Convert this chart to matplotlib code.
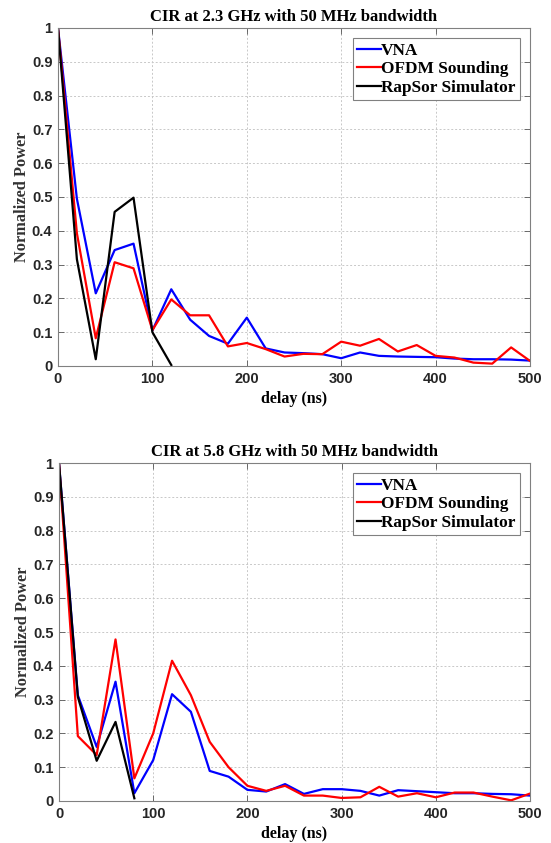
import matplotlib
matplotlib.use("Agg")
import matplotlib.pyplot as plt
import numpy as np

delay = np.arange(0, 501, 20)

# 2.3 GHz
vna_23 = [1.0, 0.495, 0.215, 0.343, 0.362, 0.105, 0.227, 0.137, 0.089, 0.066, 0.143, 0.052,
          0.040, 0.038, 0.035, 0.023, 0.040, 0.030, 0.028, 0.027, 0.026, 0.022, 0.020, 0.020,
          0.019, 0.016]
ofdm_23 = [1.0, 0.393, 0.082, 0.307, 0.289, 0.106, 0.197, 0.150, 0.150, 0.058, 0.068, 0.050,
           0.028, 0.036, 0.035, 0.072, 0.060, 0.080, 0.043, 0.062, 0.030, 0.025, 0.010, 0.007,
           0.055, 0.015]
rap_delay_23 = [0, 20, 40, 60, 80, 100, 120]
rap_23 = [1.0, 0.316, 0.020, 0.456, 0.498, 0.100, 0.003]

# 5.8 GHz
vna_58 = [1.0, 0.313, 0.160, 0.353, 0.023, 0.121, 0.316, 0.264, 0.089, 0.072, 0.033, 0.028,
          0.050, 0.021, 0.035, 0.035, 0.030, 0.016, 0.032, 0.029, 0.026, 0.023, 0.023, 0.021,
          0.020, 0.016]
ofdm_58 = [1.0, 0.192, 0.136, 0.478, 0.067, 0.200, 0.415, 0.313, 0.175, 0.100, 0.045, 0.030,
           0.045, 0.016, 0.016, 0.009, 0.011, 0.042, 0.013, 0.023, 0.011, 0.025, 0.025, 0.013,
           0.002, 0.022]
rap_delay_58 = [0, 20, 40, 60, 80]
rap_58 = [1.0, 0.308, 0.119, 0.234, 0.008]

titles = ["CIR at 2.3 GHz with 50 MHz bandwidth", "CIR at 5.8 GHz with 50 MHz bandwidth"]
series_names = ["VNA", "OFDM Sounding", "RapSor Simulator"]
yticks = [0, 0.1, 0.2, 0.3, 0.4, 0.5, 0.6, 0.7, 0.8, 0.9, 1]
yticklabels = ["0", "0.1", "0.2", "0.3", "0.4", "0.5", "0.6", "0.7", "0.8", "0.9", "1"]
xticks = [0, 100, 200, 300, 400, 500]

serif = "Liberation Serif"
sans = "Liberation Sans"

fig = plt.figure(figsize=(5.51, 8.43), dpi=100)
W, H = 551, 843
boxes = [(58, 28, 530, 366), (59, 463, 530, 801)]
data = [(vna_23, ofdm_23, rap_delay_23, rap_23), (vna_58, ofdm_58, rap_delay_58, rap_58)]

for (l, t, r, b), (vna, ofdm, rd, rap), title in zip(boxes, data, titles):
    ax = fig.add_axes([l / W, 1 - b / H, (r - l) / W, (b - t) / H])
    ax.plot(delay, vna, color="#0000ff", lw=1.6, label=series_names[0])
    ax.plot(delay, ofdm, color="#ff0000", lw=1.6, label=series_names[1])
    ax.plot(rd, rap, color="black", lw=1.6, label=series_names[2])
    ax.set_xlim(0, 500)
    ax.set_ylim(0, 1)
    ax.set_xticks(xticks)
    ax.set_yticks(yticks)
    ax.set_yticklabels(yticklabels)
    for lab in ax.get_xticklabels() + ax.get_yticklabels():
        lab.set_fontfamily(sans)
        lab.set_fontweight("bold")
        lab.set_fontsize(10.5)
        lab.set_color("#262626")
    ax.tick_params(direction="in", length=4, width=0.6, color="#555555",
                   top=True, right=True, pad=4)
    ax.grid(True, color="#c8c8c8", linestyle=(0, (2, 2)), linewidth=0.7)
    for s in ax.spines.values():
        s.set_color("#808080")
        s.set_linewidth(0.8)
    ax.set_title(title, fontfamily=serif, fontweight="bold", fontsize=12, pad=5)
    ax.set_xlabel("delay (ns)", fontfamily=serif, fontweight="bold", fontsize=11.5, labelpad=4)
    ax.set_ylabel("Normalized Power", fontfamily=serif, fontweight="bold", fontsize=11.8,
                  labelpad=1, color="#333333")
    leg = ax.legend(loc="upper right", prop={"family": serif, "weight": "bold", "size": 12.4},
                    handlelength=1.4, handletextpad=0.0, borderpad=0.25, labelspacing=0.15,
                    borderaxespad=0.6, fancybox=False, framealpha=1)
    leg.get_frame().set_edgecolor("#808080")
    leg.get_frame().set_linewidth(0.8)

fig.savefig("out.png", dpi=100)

————————

**DIRECTIVE:** Write the listing above out again exactly, dropping each image.

**SOLUTION:**
Convert this chart to matplotlib code.
import matplotlib
matplotlib.use("Agg")
import matplotlib.pyplot as plt
import numpy as np

delay = np.arange(0, 501, 20)

# 2.3 GHz
vna_23 = [1.0, 0.495, 0.215, 0.343, 0.362, 0.105, 0.227, 0.137, 0.089, 0.066, 0.143, 0.052,
          0.040, 0.038, 0.035, 0.023, 0.040, 0.030, 0.028, 0.027, 0.026, 0.022, 0.020, 0.020,
          0.019, 0.016]
ofdm_23 = [1.0, 0.393, 0.082, 0.307, 0.289, 0.106, 0.197, 0.150, 0.150, 0.058, 0.068, 0.050,
           0.028, 0.036, 0.035, 0.072, 0.060, 0.080, 0.043, 0.062, 0.030, 0.025, 0.010, 0.007,
           0.055, 0.015]
rap_delay_23 = [0, 20, 40, 60, 80, 100, 120]
rap_23 = [1.0, 0.316, 0.020, 0.456, 0.498, 0.100, 0.003]

# 5.8 GHz
vna_58 = [1.0, 0.313, 0.160, 0.353, 0.023, 0.121, 0.316, 0.264, 0.089, 0.072, 0.033, 0.028,
          0.050, 0.021, 0.035, 0.035, 0.030, 0.016, 0.032, 0.029, 0.026, 0.023, 0.023, 0.021,
          0.020, 0.016]
ofdm_58 = [1.0, 0.192, 0.136, 0.478, 0.067, 0.200, 0.415, 0.313, 0.175, 0.100, 0.045, 0.030,
           0.045, 0.016, 0.016, 0.009, 0.011, 0.042, 0.013, 0.023, 0.011, 0.025, 0.025, 0.013,
           0.002, 0.022]
rap_delay_58 = [0, 20, 40, 60, 80]
rap_58 = [1.0, 0.308, 0.119, 0.234, 0.008]

titles = ["CIR at 2.3 GHz with 50 MHz bandwidth", "CIR at 5.8 GHz with 50 MHz bandwidth"]
series_names = ["VNA", "OFDM Sounding", "RapSor Simulator"]
yticks = [0, 0.1, 0.2, 0.3, 0.4, 0.5, 0.6, 0.7, 0.8, 0.9, 1]
yticklabels = ["0", "0.1", "0.2", "0.3", "0.4", "0.5", "0.6", "0.7", "0.8", "0.9", "1"]
xticks = [0, 100, 200, 300, 400, 500]

serif = "Liberation Serif"
sans = "Liberation Sans"

fig = plt.figure(figsize=(5.51, 8.43), dpi=100)
W, H = 551, 843
boxes = [(58, 28, 530, 366), (59, 463, 530, 801)]
data = [(vna_23, ofdm_23, rap_delay_23, rap_23), (vna_58, ofdm_58, rap_delay_58, rap_58)]

for (l, t, r, b), (vna, ofdm, rd, rap), title in zip(boxes, data, titles):
    ax = fig.add_axes([l / W, 1 - b / H, (r - l) / W, (b - t) / H])
    ax.plot(delay, vna, color="#0000ff", lw=1.6, label=series_names[0])
    ax.plot(delay, ofdm, color="#ff0000", lw=1.6, label=series_names[1])
    ax.plot(rd, rap, color="black", lw=1.6, label=series_names[2])
    ax.set_xlim(0, 500)
    ax.set_ylim(0, 1)
    ax.set_xticks(xticks)
    ax.set_yticks(yticks)
    ax.set_yticklabels(yticklabels)
    for lab in ax.get_xticklabels() + ax.get_yticklabels():
        lab.set_fontfamily(sans)
        lab.set_fontweight("bold")
        lab.set_fontsize(10.5)
        lab.set_color("#262626")
    ax.tick_params(direction="in", length=4, width=0.6, color="#555555",
                   top=True, right=True, pad=4)
    ax.grid(True, color="#c8c8c8", linestyle=(0, (2, 2)), linewidth=0.7)
    for s in ax.spines.values():
        s.set_color("#808080")
        s.set_linewidth(0.8)
    ax.set_title(title, fontfamily=serif, fontweight="bold", fontsize=12, pad=5)
    ax.set_xlabel("delay (ns)", fontfamily=serif, fontweight="bold", fontsize=11.5, labelpad=4)
    ax.set_ylabel("Normalized Power", fontfamily=serif, fontweight="bold", fontsize=11.8,
                  labelpad=1, color="#333333")
    leg = ax.legend(loc="upper right", prop={"family": serif, "weight": "bold", "size": 12.4},
                    handlelength=1.4, handletextpad=0.0, borderpad=0.25, labelspacing=0.15,
                    borderaxespad=0.6, fancybox=False, framealpha=1)
    leg.get_frame().set_edgecolor("#808080")
    leg.get_frame().set_linewidth(0.8)

fig.savefig("out.png", dpi=100)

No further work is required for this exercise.